> **RECORD EXCERPTS**
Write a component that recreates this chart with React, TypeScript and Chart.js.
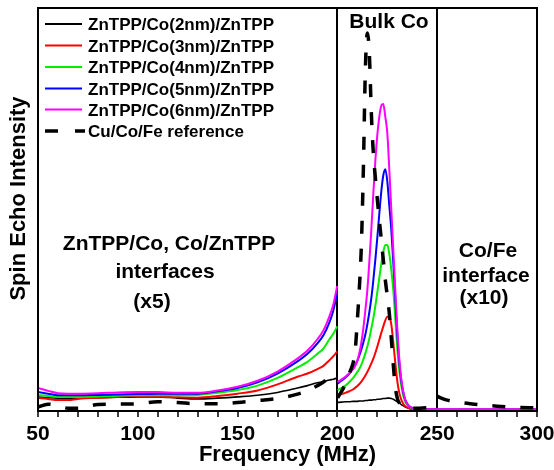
...
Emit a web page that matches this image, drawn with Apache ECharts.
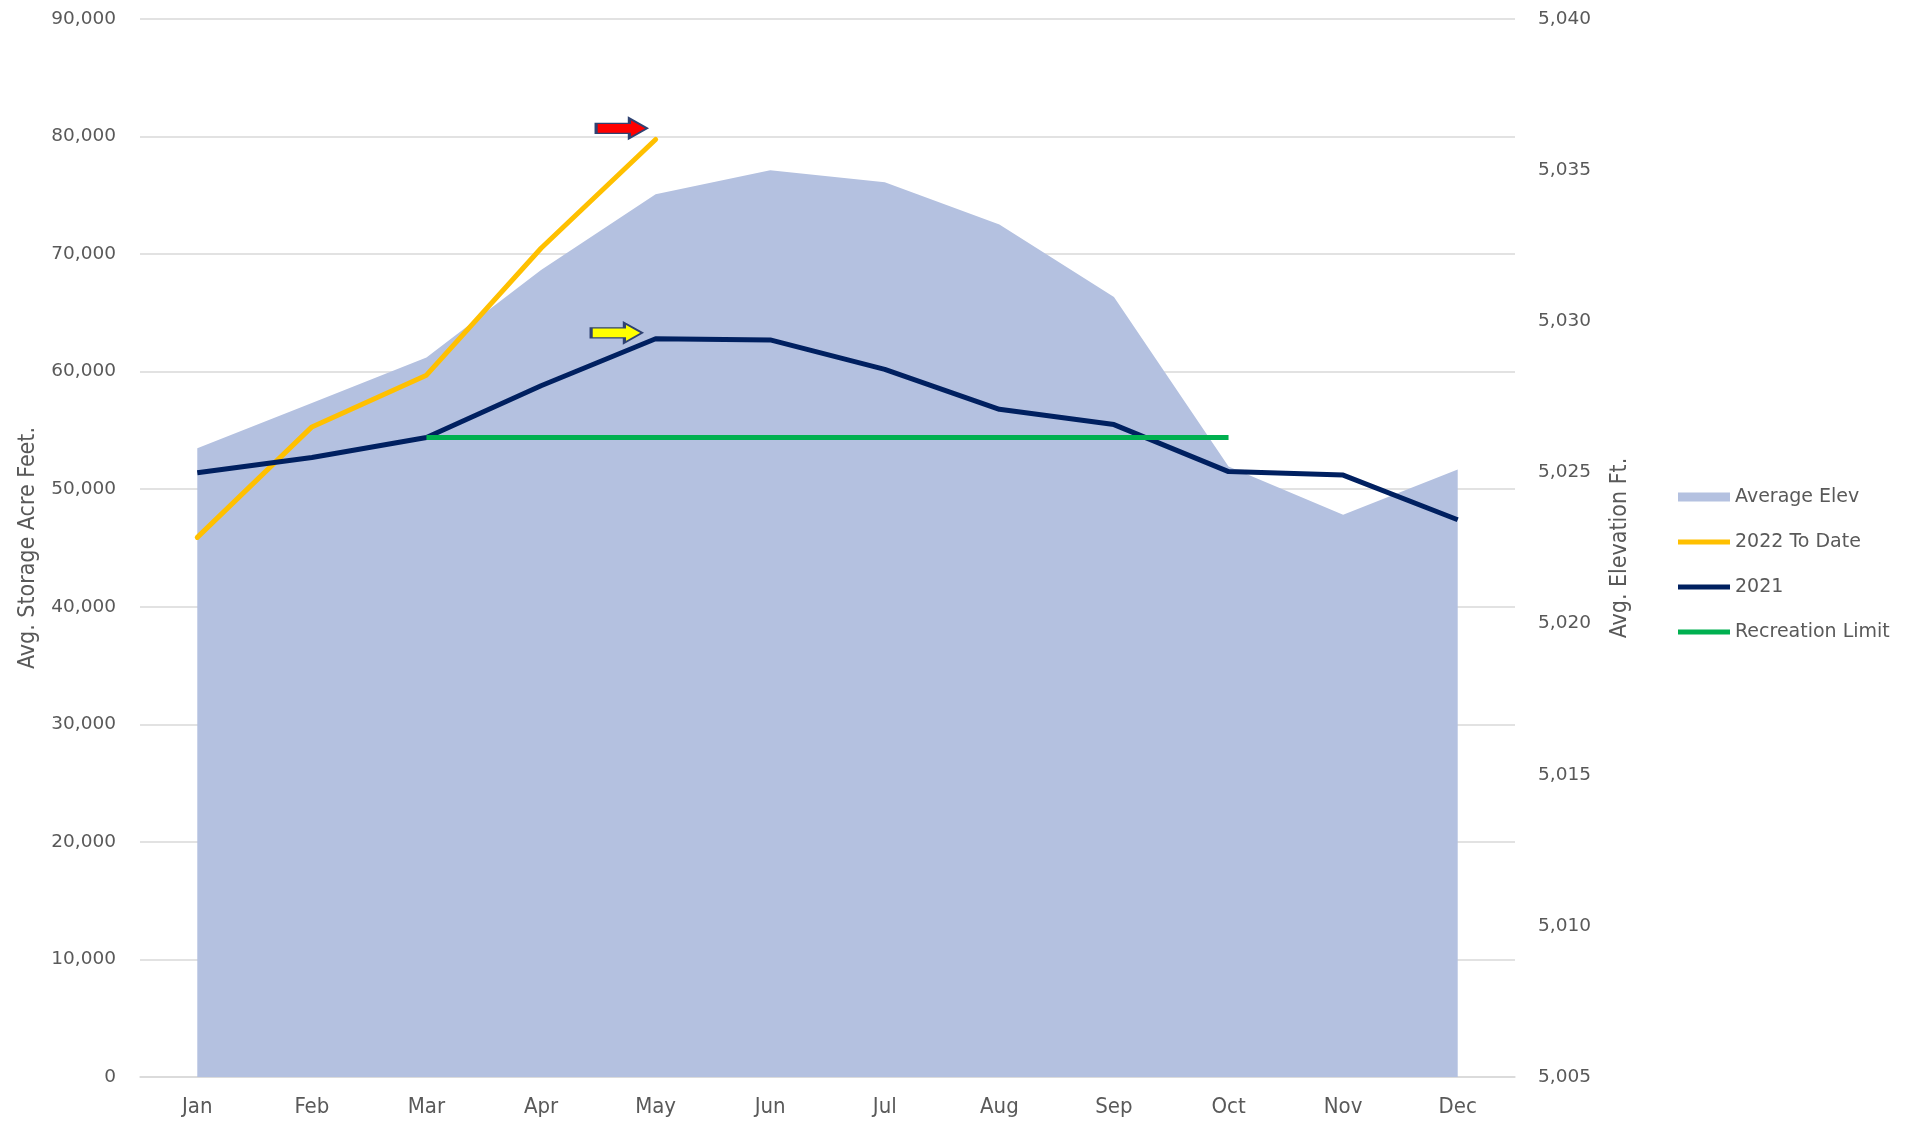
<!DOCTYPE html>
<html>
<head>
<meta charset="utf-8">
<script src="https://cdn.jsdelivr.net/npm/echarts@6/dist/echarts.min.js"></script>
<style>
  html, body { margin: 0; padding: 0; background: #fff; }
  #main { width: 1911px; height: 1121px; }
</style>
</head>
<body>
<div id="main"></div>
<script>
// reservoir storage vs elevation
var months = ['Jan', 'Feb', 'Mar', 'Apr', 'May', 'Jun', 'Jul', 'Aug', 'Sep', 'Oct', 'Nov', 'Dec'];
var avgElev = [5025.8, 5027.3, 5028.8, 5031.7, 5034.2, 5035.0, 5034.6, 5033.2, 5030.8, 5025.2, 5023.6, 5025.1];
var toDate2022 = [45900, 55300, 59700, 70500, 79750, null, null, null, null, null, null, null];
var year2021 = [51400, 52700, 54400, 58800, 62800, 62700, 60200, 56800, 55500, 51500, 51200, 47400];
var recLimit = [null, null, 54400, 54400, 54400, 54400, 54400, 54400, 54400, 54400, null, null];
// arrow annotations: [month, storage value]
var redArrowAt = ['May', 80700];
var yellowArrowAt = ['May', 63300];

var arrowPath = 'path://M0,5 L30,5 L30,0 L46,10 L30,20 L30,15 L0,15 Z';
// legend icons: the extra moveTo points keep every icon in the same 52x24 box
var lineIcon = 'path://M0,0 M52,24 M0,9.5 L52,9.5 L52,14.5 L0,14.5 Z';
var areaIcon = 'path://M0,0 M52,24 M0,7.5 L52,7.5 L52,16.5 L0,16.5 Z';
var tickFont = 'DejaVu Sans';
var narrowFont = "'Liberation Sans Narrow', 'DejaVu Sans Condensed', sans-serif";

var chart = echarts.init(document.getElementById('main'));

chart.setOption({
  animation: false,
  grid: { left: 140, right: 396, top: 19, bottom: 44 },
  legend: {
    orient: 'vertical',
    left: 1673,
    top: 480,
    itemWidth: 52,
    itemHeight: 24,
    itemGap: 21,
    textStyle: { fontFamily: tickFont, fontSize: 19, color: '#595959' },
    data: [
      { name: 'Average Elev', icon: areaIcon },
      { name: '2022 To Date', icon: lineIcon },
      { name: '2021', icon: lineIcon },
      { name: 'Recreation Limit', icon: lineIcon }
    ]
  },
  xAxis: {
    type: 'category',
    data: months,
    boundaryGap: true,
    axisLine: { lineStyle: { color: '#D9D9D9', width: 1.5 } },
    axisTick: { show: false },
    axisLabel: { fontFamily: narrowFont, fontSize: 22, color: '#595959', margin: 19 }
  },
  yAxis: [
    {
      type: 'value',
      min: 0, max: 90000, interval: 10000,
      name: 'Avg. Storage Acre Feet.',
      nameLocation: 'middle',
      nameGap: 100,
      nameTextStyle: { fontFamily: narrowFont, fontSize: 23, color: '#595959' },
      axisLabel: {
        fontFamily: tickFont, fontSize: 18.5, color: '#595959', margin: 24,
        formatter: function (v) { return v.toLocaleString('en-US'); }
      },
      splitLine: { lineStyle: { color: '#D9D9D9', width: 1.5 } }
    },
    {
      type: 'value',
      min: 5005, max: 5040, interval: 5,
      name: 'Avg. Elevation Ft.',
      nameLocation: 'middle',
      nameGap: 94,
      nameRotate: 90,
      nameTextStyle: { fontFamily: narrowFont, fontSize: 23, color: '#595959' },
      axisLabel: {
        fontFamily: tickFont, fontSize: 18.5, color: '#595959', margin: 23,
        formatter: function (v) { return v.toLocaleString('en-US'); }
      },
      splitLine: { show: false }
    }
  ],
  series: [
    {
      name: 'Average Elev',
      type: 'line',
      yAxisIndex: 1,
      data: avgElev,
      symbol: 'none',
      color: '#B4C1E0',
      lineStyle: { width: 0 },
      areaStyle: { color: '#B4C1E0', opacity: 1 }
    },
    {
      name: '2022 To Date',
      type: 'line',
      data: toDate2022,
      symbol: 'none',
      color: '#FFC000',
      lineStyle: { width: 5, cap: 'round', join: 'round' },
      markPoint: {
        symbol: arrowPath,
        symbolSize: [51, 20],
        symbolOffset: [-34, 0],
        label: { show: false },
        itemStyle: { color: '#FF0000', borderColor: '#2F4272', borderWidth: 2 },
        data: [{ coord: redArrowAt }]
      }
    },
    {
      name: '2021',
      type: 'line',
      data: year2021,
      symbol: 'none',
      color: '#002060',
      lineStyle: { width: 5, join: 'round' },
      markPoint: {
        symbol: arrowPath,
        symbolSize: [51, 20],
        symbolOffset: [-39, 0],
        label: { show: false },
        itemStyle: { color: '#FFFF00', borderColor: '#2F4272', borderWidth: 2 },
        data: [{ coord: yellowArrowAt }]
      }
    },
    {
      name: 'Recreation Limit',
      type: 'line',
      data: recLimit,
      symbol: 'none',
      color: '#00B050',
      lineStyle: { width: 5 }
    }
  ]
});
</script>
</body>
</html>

> **YOUR GOAL**
Only the lines from the one with "Emit a web page" through the one with "var chart = echarts.init(document.getElementById('main'));", both included, go in the copy, exactly as written. Leave the pictures behind.

> **TASK RESULT**
Emit a web page that matches this image, drawn with Apache ECharts.
<!DOCTYPE html>
<html>
<head>
<meta charset="utf-8">
<script src="https://cdn.jsdelivr.net/npm/echarts@6/dist/echarts.min.js"></script>
<style>
  html, body { margin: 0; padding: 0; background: #fff; }
  #main { width: 1911px; height: 1121px; }
</style>
</head>
<body>
<div id="main"></div>
<script>
// reservoir storage vs elevation
var months = ['Jan', 'Feb', 'Mar', 'Apr', 'May', 'Jun', 'Jul', 'Aug', 'Sep', 'Oct', 'Nov', 'Dec'];
var avgElev = [5025.8, 5027.3, 5028.8, 5031.7, 5034.2, 5035.0, 5034.6, 5033.2, 5030.8, 5025.2, 5023.6, 5025.1];
var toDate2022 = [45900, 55300, 59700, 70500, 79750, null, null, null, null, null, null, null];
var year2021 = [51400, 52700, 54400, 58800, 62800, 62700, 60200, 56800, 55500, 51500, 51200, 47400];
var recLimit = [null, null, 54400, 54400, 54400, 54400, 54400, 54400, 54400, 54400, null, null];
// arrow annotations: [month, storage value]
var redArrowAt = ['May', 80700];
var yellowArrowAt = ['May', 63300];

var arrowPath = 'path://M0,5 L30,5 L30,0 L46,10 L30,20 L30,15 L0,15 Z';
// legend icons: the extra moveTo points keep every icon in the same 52x24 box
var lineIcon = 'path://M0,0 M52,24 M0,9.5 L52,9.5 L52,14.5 L0,14.5 Z';
var areaIcon = 'path://M0,0 M52,24 M0,7.5 L52,7.5 L52,16.5 L0,16.5 Z';
var tickFont = 'DejaVu Sans';
var narrowFont = "'Liberation Sans Narrow', 'DejaVu Sans Condensed', sans-serif";

var chart = echarts.init(document.getElementById('main'));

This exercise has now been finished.